O salão principal é conhecido por sua claraboia, um gigante pedaço de céu que recebe os visitantes na casa. Escadas adornadas também por mosaicos levam até o sótão, revestido por arcos de tijolo que dão uma sensação de caverna ao espaço. Lá estão expostas maquetes do arquiteto e elementos naturais como o desenho de folhas e conchas do mar, utilizados de fonte para inspiração.
Porém, o grande espetáculo da casa ainda está por chegar. Refere-se a um verdadeiro jardim de esculturas no topo do edifício. São as chaminés de Gaudí, que vão além da sua função de ventilar ambientes. As figuras são interpretadas como os guardiões da casa e, a depender do ponto de vista, tomam forma de seres fantásticos com olhos e expressões faciais.
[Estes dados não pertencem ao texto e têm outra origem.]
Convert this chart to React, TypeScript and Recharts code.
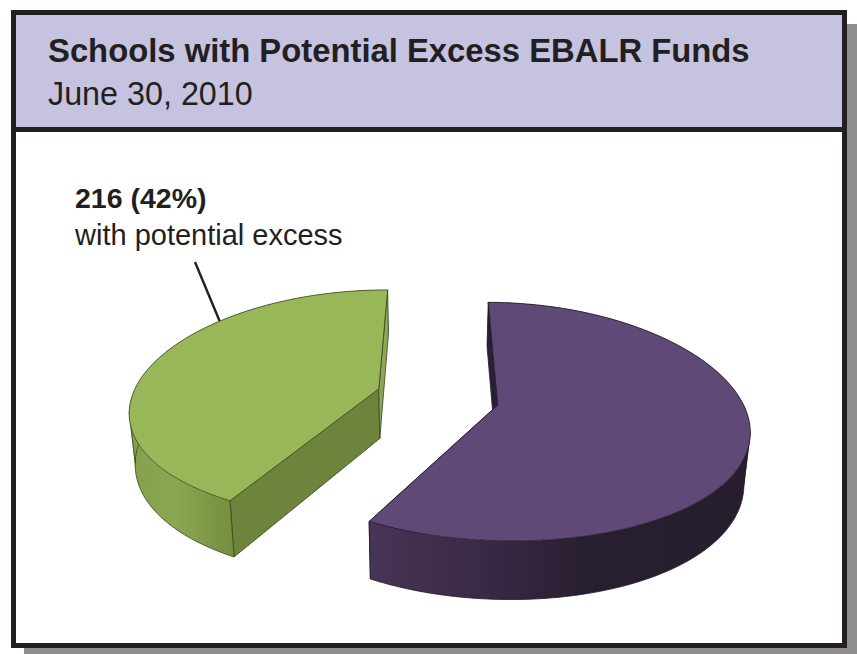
import { Pie, PieChart } from 'recharts';

const sliceNames = ['with potential excess', 'without potential excess'];
const sliceValues = [216, 298];
const slicePercents = [42, 58];

const titleText = 'Schools with Potential Excess EBALR Funds';
const dateText = 'June 30, 2010';

const INK = '#231f20';

// pie is exploded in disc units, then pushed through a simple perspective
const TILT_K = 0.138;
const WIDTH_POWER = 1.3;
const RADIUS_Y = 114.75;
const DEPTH = 50;
const BOTTOM_SHRINK = 0.98;

const sliceLook = [
  {
    shiftX: -0.21,
    shiftY: 0.071,
    rimX: 1,
    top: '#98b758',
    stroke: '#3b4423',
    wall: 'wallGreen',
    cutNear: '#6e843c',
    cutFar: '#8ea656',
  },
  {
    shiftX: 0.271,
    shiftY: -0.069,
    rimX: 0.983,
    top: '#5f4976',
    stroke: '#231a2c',
    wall: 'wallPurple',
    cutNear: '#3c2c4e',
    cutFar: '#2a1f38',
  },
];

const RAD = Math.PI / 180;

function project(
  cx: number,
  cy: number,
  rx: number,
  X: number,
  Y: number,
  lower: boolean,
) {
  const s = 1 / (1 + TILT_K * Y);
  const x = rx * X * Math.pow(s, WIDTH_POWER) * (lower ? BOTTOM_SHRINK : 1);
  const y = -RADIUS_Y * Y * s + (lower ? DEPTH * s : 0);
  return [cx + x, cy + y];
}

const toLine = (pts: number[][]) =>
  pts.map((p, i) => `${i ? 'L' : 'M'}${p[0].toFixed(2)} ${p[1].toFixed(2)}`).join(' ');
const toPath = (pts: number[][]) => `${toLine(pts)} Z`;

// signed area, so all wall quads can wind the same way in one path
const area = (q: number[][]) =>
  q.reduce((sum, p, i) => {
    const n = q[(i + 1) % q.length];
    return sum + p[0] * n[1] - n[0] * p[1];
  }, 0);

// draws one wedge as a slab: near cut face, outer wall, far cut face, then the lid
function SlabSector(props: any) {
  const { cx, cy, outerRadius, startAngle, endAngle, index } = props;
  const look = sliceLook[index];

  const rim = (lower: boolean) => {
    const pts: number[][] = [];
    const steps = Math.ceil(Math.abs(endAngle - startAngle) / 1.5);
    for (let i = 0; i <= steps; i++) {
      const a = (startAngle + ((endAngle - startAngle) * i) / steps) * RAD;
      pts.push(
        project(
          cx,
          cy,
          outerRadius,
          look.shiftX + look.rimX * Math.cos(a),
          look.shiftY + Math.sin(a),
          lower,
        ),
      );
    }
    return pts;
  };

  const topRim = rim(false);
  const lowRim = rim(true);
  const apexTop = project(cx, cy, outerRadius, look.shiftX, look.shiftY, false);
  const apexLow = project(cx, cy, outerRadius, look.shiftX, look.shiftY, true);
  const last = topRim.length - 1;

  // the rim end lower on screen is the near cut
  const nearEnd = topRim[0][1] > topRim[last][1] ? 0 : last;
  const farEnd = nearEnd === 0 ? last : 0;

  // outermost rim point on the exploded side, for the wall's silhouette edge
  const outermost = (pts: number[][]) =>
    pts.reduce((best, p) => ((p[0] - best[0]) * look.shiftX > 0 ? p : best), pts[0]);

  const wallPath = topRim
    .slice(0, last)
    .map((p, i) => {
      const quad = [p, topRim[i + 1], lowRim[i + 1], lowRim[i]];
      return toPath(area(quad) < 0 ? [...quad].reverse() : quad);
    })
    .join(' ');

  return (
    <g strokeWidth={0.8} stroke={look.stroke} strokeLinejoin="round">
      <path d={toPath([apexTop, topRim[nearEnd], lowRim[nearEnd], apexLow])} fill={look.cutNear} />
      <path d={wallPath} fill={`url(#${look.wall})`} stroke="none" />
      <path d={toLine(lowRim)} fill="none" />
      <path d={toLine([outermost(topRim), outermost(lowRim)])} fill="none" />
      <path d={toLine([topRim[nearEnd], lowRim[nearEnd]])} fill="none" />
      <path d={toPath([apexTop, topRim[farEnd], lowRim[farEnd], apexLow])} fill={look.cutFar} />
      <path d={toPath([apexTop, ...topRim])} fill={look.top} />
    </g>
  );
}

export default function App() {
  const data = sliceNames.map((name, i) => ({ name, value: sliceValues[i] }));

  return (
    <div
      style={{
        position: 'absolute',
        left: 0,
        top: 0,
        width: 857,
        height: 654,
        overflow: 'hidden',
        background: '#fff',
        fontFamily: '"Liberation Sans", Arial, sans-serif',
        color: INK,
      }}
    >
      {/* drop shadow and frame */}
      <div style={{ position: 'absolute', left: 24, top: 24, width: 833, height: 630, background: '#8f8d8e' }} />
      <div
        style={{
          position: 'absolute',
          left: 11,
          top: 10,
          width: 826,
          height: 628,
          border: `5px solid ${INK}`,
          background: '#fff',
        }}
      />
      <div
        style={{
          position: 'absolute',
          left: 16,
          top: 15,
          width: 826,
          height: 112,
          background: '#c5c3e0',
          borderBottom: `5px solid ${INK}`,
        }}
      />
      <div style={{ position: 'absolute', left: 48, top: 33, fontSize: 32.8, fontWeight: 700, lineHeight: '36px', whiteSpace: 'nowrap' }}>
        {titleText}
      </div>
      <div style={{ position: 'absolute', left: 48, top: 76, fontSize: 32.3, lineHeight: '36px', whiteSpace: 'nowrap' }}>
        {dateText}
      </div>
      <div style={{ position: 'absolute', left: 75, top: 181, fontSize: 28.5, fontWeight: 700, lineHeight: '34px', whiteSpace: 'nowrap' }}>
        {`${sliceValues[0]} (${slicePercents[0]}%)`}
      </div>
      <div style={{ position: 'absolute', left: 75, top: 218, fontSize: 29, lineHeight: '34px', whiteSpace: 'nowrap' }}>
        {sliceNames[0]}
      </div>

      <svg style={{ position: 'absolute', left: 0, top: 0 }} width={857} height={654}>
        <line x1={195} y1={262} x2={220} y2={322} stroke={INK} strokeWidth={2.4} />
      </svg>

      <div style={{ position: 'absolute', left: 0, top: 0 }}>
        <PieChart width={857} height={654} margin={{ top: 0, right: 0, bottom: 0, left: 0 }}>
          <defs>
            <linearGradient id="wallGreen" gradientUnits="userSpaceOnUse" x1={130} y1={0} x2={382} y2={0}>
              <stop offset="0%" stopColor="#84a04c" />
              <stop offset="18%" stopColor="#8ba751" />
              <stop offset="40%" stopColor="#778f41" />
              <stop offset="100%" stopColor="#6e843c" />
            </linearGradient>
            <linearGradient id="wallPurple" gradientUnits="userSpaceOnUse" x1={364} y1={0} x2={750} y2={0}>
              <stop offset="0%" stopColor="#483558" />
              <stop offset="30%" stopColor="#392a45" />
              <stop offset="60%" stopColor="#271e30" />
              <stop offset="100%" stopColor="#261d2e" />
            </linearGradient>
          </defs>
          <Pie
            data={data}
            dataKey="value"
            nameKey="name"
            cx={430}
            cy={397}
            innerRadius={0}
            outerRadius={247}
            startAngle={241}
            endAngle={-119}
            stroke="none"
            isAnimationActive={false}
            shape={SlabSector}
          />
        </PieChart>
      </div>
    </div>
  );
}
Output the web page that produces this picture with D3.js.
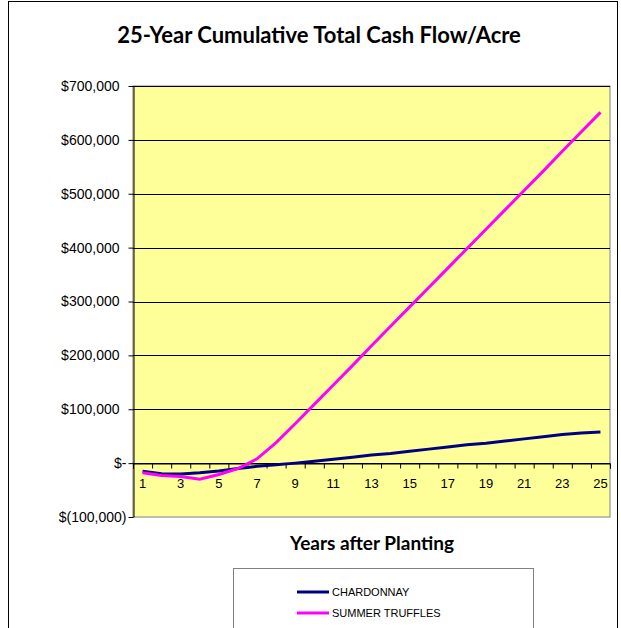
<!DOCTYPE html>
<html>
<head>
<meta charset="utf-8">
<script src="https://cdn.jsdelivr.net/npm/d3@7"></script>
<style>
  body { margin: 0; background: #fff; }
  svg { display: block; }
</style>
</head>
<body>
<div id="chart"></div>
<script>
// chart values
const years = [1, 2, 3, 4, 5, 6, 7, 8, 9, 10, 11, 12, 13, 14, 15, 16, 17, 18, 19, 20, 21, 22, 23, 24, 25];
const chardonnay = [-15000, -19500, -20000, -18000, -14500, -10000, -6000, -3000, 0, 3500, 7000, 11000,
  15000, 18000, 22000, 26000, 30000, 34000, 37000, 41000, 45000, 49000, 53000, 56000, 58000];
const truffles = [-18000, -23000, -25000, -30000, -21000, -10000, 8000, 38000, 73000, 109000, 145000, 181000,
  218000, 254000, 290000, 326000, 362000, 398000, 434000, 470000, 506000, 542000, 579000, 615000, 651000];
const yTicks = [-100000, 0, 100000, 200000, 300000, 400000, 500000, 600000, 700000];
const seriesNames = ["CHARDONNAY", "SUMMER TRUFFLES"];
const seriesColors = ["#000080", "#FF00FF"];

const W = 621, H = 628;
const plot = { left: 133, right: 610, top: 86, bottom: 517 };

const svg = d3.select("#chart").append("svg")
  .attr("width", W)
  .attr("height", H);

//Outer chart frame
svg.append("rect")
  .attr("x", 8.5).attr("y", 1.5)
  .attr("width", 609).attr("height", 700)
  .attr("fill", "#fff")
  .attr("stroke", "#000")
  .attr("stroke-width", 1);

//Title
svg.append("text")
  .attr("x", 319).attr("y", 43)
  .attr("text-anchor", "middle")
  .style("font-family", "Lato, 'Open Sans', sans-serif")
  .style("font-weight", "bold")
  .style("font-size", "22px")
  .text("25-Year Cumulative Total Cash Flow/Acre");

const x = d3.scaleBand().domain(years).range([plot.left, plot.right]);
const xEdge = d3.scaleLinear().domain([0, years.length]).range([plot.left, plot.right]);
const y = d3.scaleLinear().domain([-100000, 700000]).range([plot.bottom, plot.top]);

//Plot area
svg.append("rect")
  .attr("x", plot.left).attr("y", plot.top)
  .attr("width", plot.right - plot.left).attr("height", plot.bottom - plot.top)
  .attr("fill", "#FFFF99")
  .attr("stroke", "#808080")
  .attr("stroke-width", 1);

//Gridlines
svg.append("g")
  .selectAll("line")
  .data(yTicks.filter(d => d > -100000))
  .enter()
  .append("line")
  .attr("x1", plot.left).attr("x2", plot.right)
  .attr("y1", d => Math.round(y(d)) + 0.5)
  .attr("y2", d => Math.round(y(d)) + 0.5)
  .attr("stroke", "#000")
  .attr("stroke-width", 1);

//Y axis
const fmt = d => {
  if (d === 0) return "$-";
  const s = d3.format(",")(Math.abs(d));
  return d < 0 ? `$(${s})` : `$${s}\u2002`;
};
const yAxis = svg.append("g")
  .attr("transform", `translate(${plot.left + 0.5},0)`)
  .call(d3.axisLeft(y).tickValues(yTicks).tickSize(5).tickSizeOuter(0).tickFormat(fmt));
yAxis.select(".domain").attr("stroke", "#000");
yAxis.selectAll("text")
  .attr("x", -7)
  .style("font-family", "'Liberation Sans', Arial, sans-serif")
  .style("font-size", "14px")
  .attr("fill", "#000");

//X axis on the zero line, ticks between categories
const xAxis = svg.append("g")
  .attr("transform", `translate(0,${Math.round(y(0)) + 0.5})`)
  .call(d3.axisBottom(xEdge).tickValues(d3.range(0, years.length + 1)).tickSize(5).tickFormat(""));
xAxis.select(".domain").attr("stroke", "#000");

//Lines
const line = d3.line()
  .x((d, i) => x(years[i]) + x.bandwidth() / 2)
  .y(d => y(d));

[chardonnay, truffles].forEach((vals, k) => {
  svg.append("path")
    .datum(vals)
    .attr("fill", "none")
    .attr("stroke", seriesColors[k])
    .attr("stroke-width", 3)
    .attr("d", line);
});

//Category labels, every other year
svg.append("g")
  .selectAll("text")
  .data(years.filter(d => d % 2 === 1))
  .enter()
  .append("text")
  .attr("x", d => x(d) + x.bandwidth() / 2)
  .attr("y", Math.round(y(0)) + 25)
  .attr("text-anchor", "middle")
  .style("font-family", "'Liberation Sans', Arial, sans-serif")
  .style("font-size", "13px")
  .text(d => d);

//X axis title
svg.append("text")
  .attr("x", 372).attr("y", 550)
  .attr("text-anchor", "middle")
  .style("font-family", "Lato, 'Open Sans', sans-serif")
  .style("font-weight", "bold")
  .style("font-size", "19px")
  .text("Years after Planting");

//Legend
svg.append("rect")
  .attr("x", 233.5).attr("y", 568.5)
  .attr("width", 300).attr("height", 80)
  .attr("fill", "#fff")
  .attr("stroke", "#808080")
  .attr("stroke-width", 1);

const legend = svg.append("g")
  .selectAll("g")
  .data(seriesNames)
  .enter()
  .append("g")
  .attr("transform", (d, i) => `translate(297,${592 + i * 21})`);

legend.append("line")
  .attr("x1", 0).attr("x2", 32)
  .attr("stroke", (d, i) => seriesColors[i])
  .attr("stroke-width", 3);

legend.append("text")
  .attr("x", 35).attr("y", 4)
  .style("font-family", "'Liberation Sans', Arial, sans-serif")
  .style("font-size", "11px")
  .text(d => d);
</script>
</body>
</html>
O melhor horário para visitar a cobertura é durante o entardecer, quando as pedras assumem uma coloração alaranjada. É também um dos melhores pontos para despedir-se da cidade. Desde lá, é possível admirar a Sagrada Família, ponto de partida desta viagem, assim como as montanhas que acolhem o Parque Güell e a avenida Passeig de Gràcia, que leva milhares de turistas e suas câmeras até a entrada da Casa Batlló.